### Required task:
Give the data again exactly as written, skipping any pictures.
——
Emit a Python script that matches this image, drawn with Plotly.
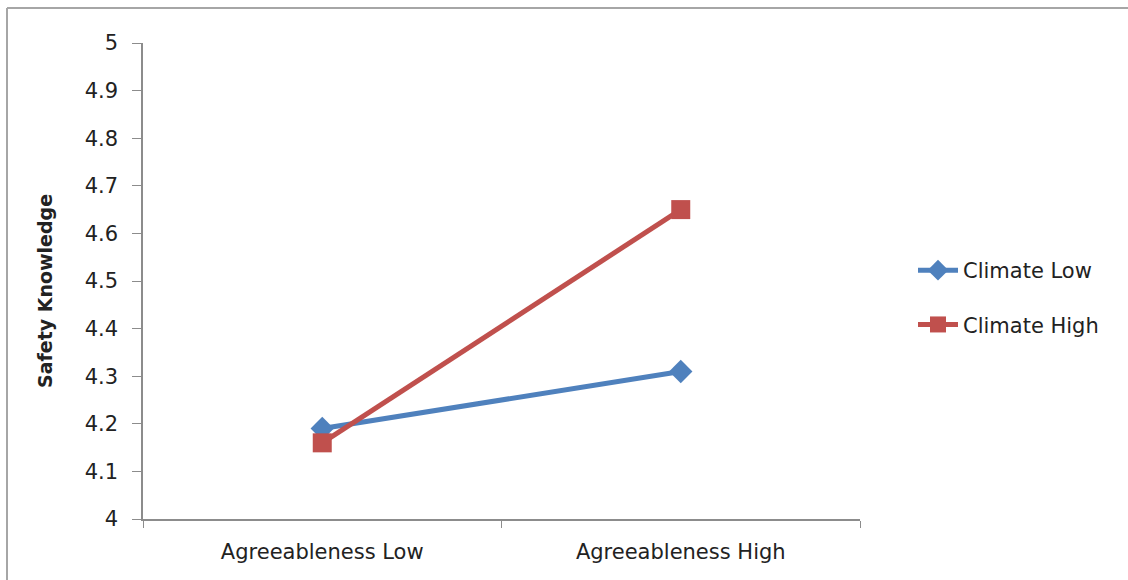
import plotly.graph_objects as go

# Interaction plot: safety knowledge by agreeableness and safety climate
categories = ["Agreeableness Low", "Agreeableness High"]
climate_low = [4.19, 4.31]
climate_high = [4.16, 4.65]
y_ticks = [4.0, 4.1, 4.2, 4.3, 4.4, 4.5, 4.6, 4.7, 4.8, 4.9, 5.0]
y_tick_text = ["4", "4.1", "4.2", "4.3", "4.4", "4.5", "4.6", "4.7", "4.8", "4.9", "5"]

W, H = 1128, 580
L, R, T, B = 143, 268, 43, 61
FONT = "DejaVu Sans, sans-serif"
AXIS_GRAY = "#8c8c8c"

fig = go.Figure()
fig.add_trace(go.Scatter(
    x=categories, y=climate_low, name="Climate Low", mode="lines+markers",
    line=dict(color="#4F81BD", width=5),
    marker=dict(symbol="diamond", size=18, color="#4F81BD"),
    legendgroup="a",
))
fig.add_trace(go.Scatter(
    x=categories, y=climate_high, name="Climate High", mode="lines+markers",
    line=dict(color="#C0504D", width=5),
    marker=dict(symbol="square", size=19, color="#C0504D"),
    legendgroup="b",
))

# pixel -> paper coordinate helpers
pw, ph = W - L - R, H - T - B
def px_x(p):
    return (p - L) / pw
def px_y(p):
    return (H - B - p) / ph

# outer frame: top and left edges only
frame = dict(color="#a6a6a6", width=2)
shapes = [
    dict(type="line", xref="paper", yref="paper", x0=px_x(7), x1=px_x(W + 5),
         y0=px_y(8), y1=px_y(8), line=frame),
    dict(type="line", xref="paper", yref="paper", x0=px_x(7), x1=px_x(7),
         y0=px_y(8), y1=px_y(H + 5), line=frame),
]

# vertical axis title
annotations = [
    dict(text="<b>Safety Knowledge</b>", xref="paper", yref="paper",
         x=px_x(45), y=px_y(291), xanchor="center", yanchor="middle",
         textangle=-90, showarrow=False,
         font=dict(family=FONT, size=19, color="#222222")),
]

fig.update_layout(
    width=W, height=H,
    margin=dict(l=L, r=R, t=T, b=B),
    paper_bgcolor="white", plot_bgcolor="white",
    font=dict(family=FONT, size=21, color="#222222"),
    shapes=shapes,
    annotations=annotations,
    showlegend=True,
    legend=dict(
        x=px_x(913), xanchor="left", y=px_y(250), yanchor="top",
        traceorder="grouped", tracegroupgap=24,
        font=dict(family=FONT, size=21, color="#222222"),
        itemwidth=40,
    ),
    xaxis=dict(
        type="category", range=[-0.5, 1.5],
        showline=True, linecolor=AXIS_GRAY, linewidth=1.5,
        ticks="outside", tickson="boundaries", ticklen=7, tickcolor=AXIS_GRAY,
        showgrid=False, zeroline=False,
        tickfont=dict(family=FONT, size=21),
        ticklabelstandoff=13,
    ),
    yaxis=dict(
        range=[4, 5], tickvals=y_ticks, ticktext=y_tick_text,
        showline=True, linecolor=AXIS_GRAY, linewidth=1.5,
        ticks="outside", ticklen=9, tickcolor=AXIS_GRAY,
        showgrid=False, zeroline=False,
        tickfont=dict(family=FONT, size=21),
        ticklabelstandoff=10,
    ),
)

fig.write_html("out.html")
——
### Solution to the exercise:
Emit a Python script that matches this image, drawn with Plotly.
import plotly.graph_objects as go

# Interaction plot: safety knowledge by agreeableness and safety climate
categories = ["Agreeableness Low", "Agreeableness High"]
climate_low = [4.19, 4.31]
climate_high = [4.16, 4.65]
y_ticks = [4.0, 4.1, 4.2, 4.3, 4.4, 4.5, 4.6, 4.7, 4.8, 4.9, 5.0]
y_tick_text = ["4", "4.1", "4.2", "4.3", "4.4", "4.5", "4.6", "4.7", "4.8", "4.9", "5"]

W, H = 1128, 580
L, R, T, B = 143, 268, 43, 61
FONT = "DejaVu Sans, sans-serif"
AXIS_GRAY = "#8c8c8c"

fig = go.Figure()
fig.add_trace(go.Scatter(
    x=categories, y=climate_low, name="Climate Low", mode="lines+markers",
    line=dict(color="#4F81BD", width=5),
    marker=dict(symbol="diamond", size=18, color="#4F81BD"),
    legendgroup="a",
))
fig.add_trace(go.Scatter(
    x=categories, y=climate_high, name="Climate High", mode="lines+markers",
    line=dict(color="#C0504D", width=5),
    marker=dict(symbol="square", size=19, color="#C0504D"),
    legendgroup="b",
))

# pixel -> paper coordinate helpers
pw, ph = W - L - R, H - T - B
def px_x(p):
    return (p - L) / pw
def px_y(p):
    return (H - B - p) / ph

# outer frame: top and left edges only
frame = dict(color="#a6a6a6", width=2)
shapes = [
    dict(type="line", xref="paper", yref="paper", x0=px_x(7), x1=px_x(W + 5),
         y0=px_y(8), y1=px_y(8), line=frame),
    dict(type="line", xref="paper", yref="paper", x0=px_x(7), x1=px_x(7),
         y0=px_y(8), y1=px_y(H + 5), line=frame),
]

# vertical axis title
annotations = [
    dict(text="<b>Safety Knowledge</b>", xref="paper", yref="paper",
         x=px_x(45), y=px_y(291), xanchor="center", yanchor="middle",
         textangle=-90, showarrow=False,
         font=dict(family=FONT, size=19, color="#222222")),
]

fig.update_layout(
    width=W, height=H,
    margin=dict(l=L, r=R, t=T, b=B),
    paper_bgcolor="white", plot_bgcolor="white",
    font=dict(family=FONT, size=21, color="#222222"),
    shapes=shapes,
    annotations=annotations,
    showlegend=True,
    legend=dict(
        x=px_x(913), xanchor="left", y=px_y(250), yanchor="top",
        traceorder="grouped", tracegroupgap=24,
        font=dict(family=FONT, size=21, color="#222222"),
        itemwidth=40,
    ),
    xaxis=dict(
        type="category", range=[-0.5, 1.5],
        showline=True, linecolor=AXIS_GRAY, linewidth=1.5,
        ticks="outside", tickson="boundaries", ticklen=7, tickcolor=AXIS_GRAY,
        showgrid=False, zeroline=False,
        tickfont=dict(family=FONT, size=21),
        ticklabelstandoff=13,
    ),
    yaxis=dict(
        range=[4, 5], tickvals=y_ticks, ticktext=y_tick_text,
        showline=True, linecolor=AXIS_GRAY, linewidth=1.5,
        ticks="outside", ticklen=9, tickcolor=AXIS_GRAY,
        showgrid=False, zeroline=False,
        tickfont=dict(family=FONT, size=21),
        ticklabelstandoff=10,
    ),
)

fig.write_html("out.html")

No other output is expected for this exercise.